Monday, December 18, 2017

The state of the deal | M&A trends 2018 - Deloitte



This report is the result of a survey of more than 1,000 executives to gauge their expectations for M&A activity in 2018 and to better understand their experience with prior transactions.All survey participants work in either private or public companies or private equity firms with annual revenues of $10 million or greater. The participants consist of senior executives (director-level or higher) involved in M&A activity. One-third of corporate respondents work in the C-Suite, while half of private equity respondents are involved in fund management.

Corporations and private equity firms foresee an acceleration of merger and acquisition (M&A) activity in 2018—both in the number of deals and the size of those transactions.In Deloitte’s fifth M&A trends report, we heard from more than 1,000 executives at corporations and private equity firms about the current year and their expectations for the next 12 months. The results point to strong deal activity ahead: About 68 percent of executives at US-headquartered corporations and 76 percent of leaders at domestic-based private equity firms say deal flow will increase in the next 12 months. 

Further, most respondents believe deal size will either increase (63 percent) or stay the same (34 percent), compared with deals brokered in 2017.Since our previous annual survey, the environment for domestic M&A has been muted due to concerns about, among other things, the economy, political and regulatory uncertainty, market volatility, and valuations. While those concerns are all diminishing according to findings from our new survey, 1 in 8 respondents cites delayed legislation as a potential obstacle ahead. That concern could abate if significant pro-business legislation, including tax reform, materializes in the coming months.

Key Findings

Tools and technology are making an impact

Almost two-thirds of respondents (63 percent) are going beyond the spreadsheet and using new M& A technology tools to assist with reporting and integration. Respondents say the tools help reduce conflicts, costs, and time—likely key factors in making more deals work.

In it for the technology

Technology acquisition is the new No. 1 driver of M& A pursuits, ahead of expanding customer bases in existing markets, or adding to products or services. Talent acquisition continues to trend upward as a motivation for M& A strategies. In a new question in this year’s survey, 12 percent of respondents cite digital strategy as the driving force behind M& A deals for the coming year; combined, acquiring technology or a digital strategy accounted for about a third of all deals being pursued.

Bigger firms are more confident

Corporate executives and private equity investors from the largest firms—with revenues and investments in excess of $1 billion—are considerably more confident than their smaller counterparts that they will engage in bigger deals in the coming year.

Deals are working better

Only a handful of corporate respondents (12 percent) say that a majority of their M& A deals are not generating the expected return on investment. This is down from just under 40 percent in spring 2016. An even slimmer number of private equity survey respondents (6 percent) say that a majority of their deals are missing the mark—this is consistent with what respondents reported a year ago and continues the downward trend from a high of 54 percent back in spring 2016.
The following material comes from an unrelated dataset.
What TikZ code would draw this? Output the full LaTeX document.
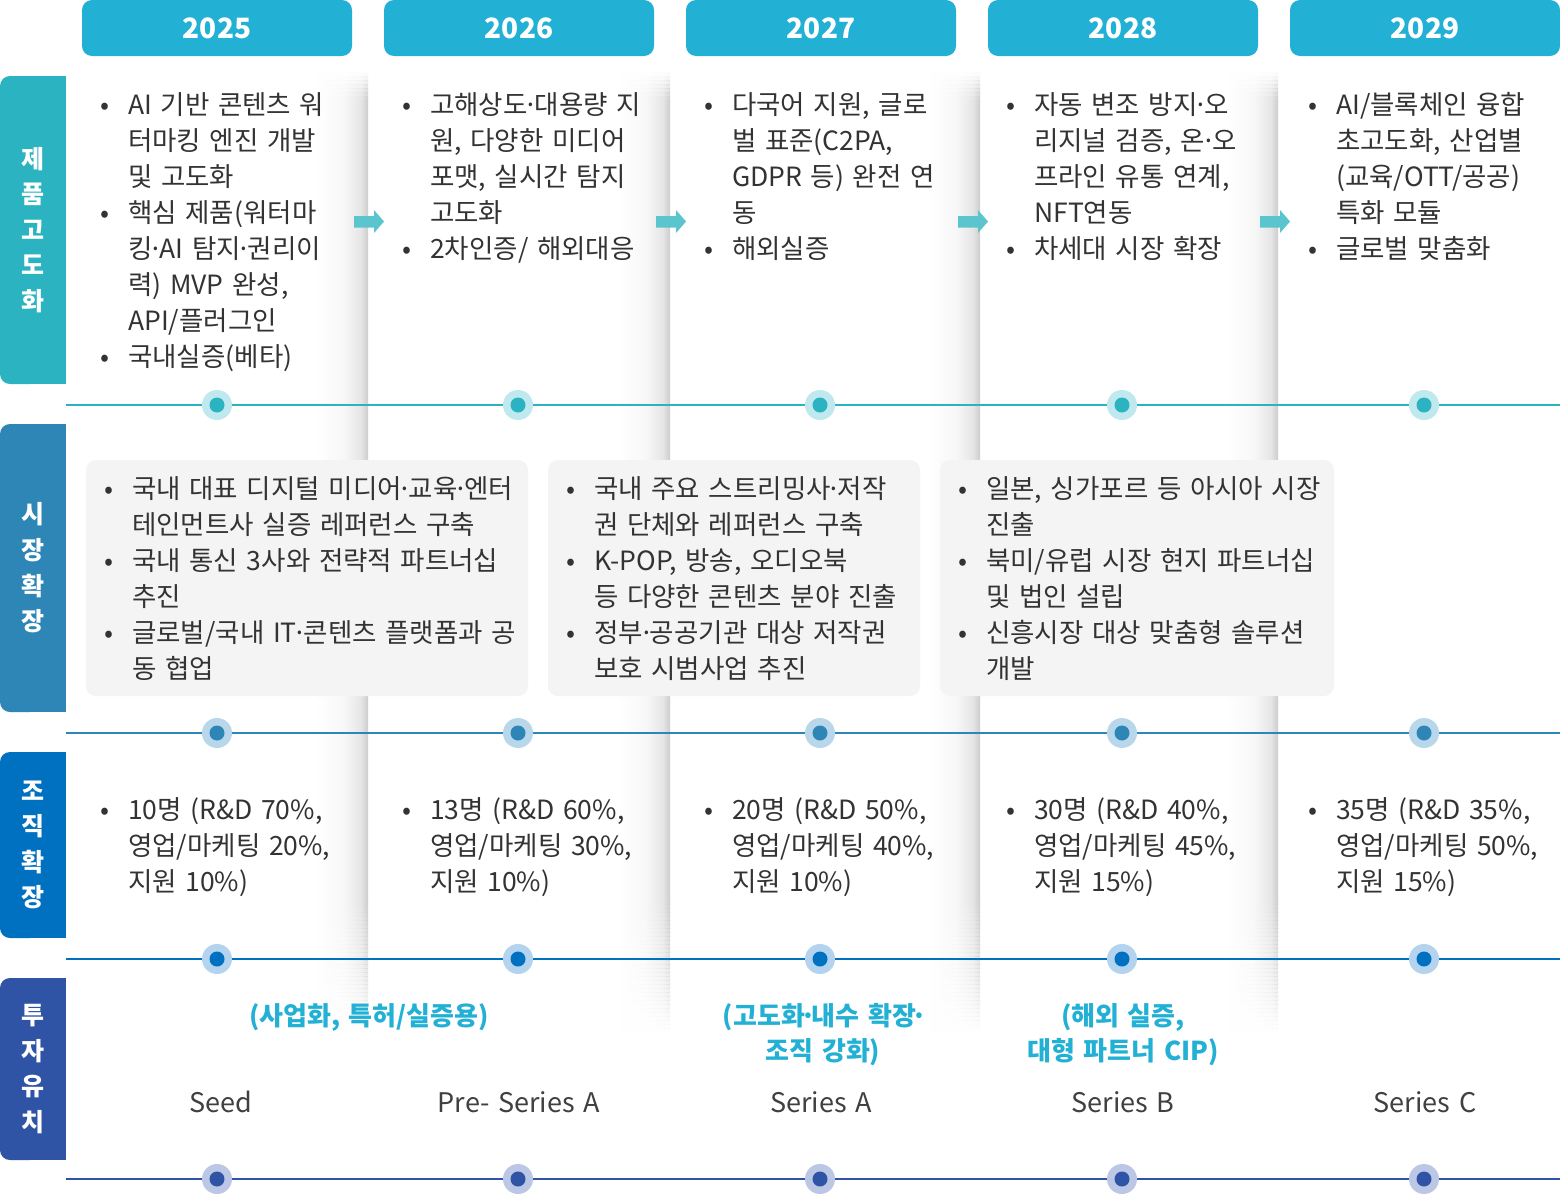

Full speed ahead for divestitures

Divestitures should persist as a major focus in 2018. Seventy percent of survey respondents plan to shed businesses next year—driven by financing needs and strategy shifts.

Driven by convergence

Industry and sector convergence continue to be major themes, with a strong bias toward vertical integration. Top industries that respondents predicted to experience convergence are life sciences and health care, technology, and financial services.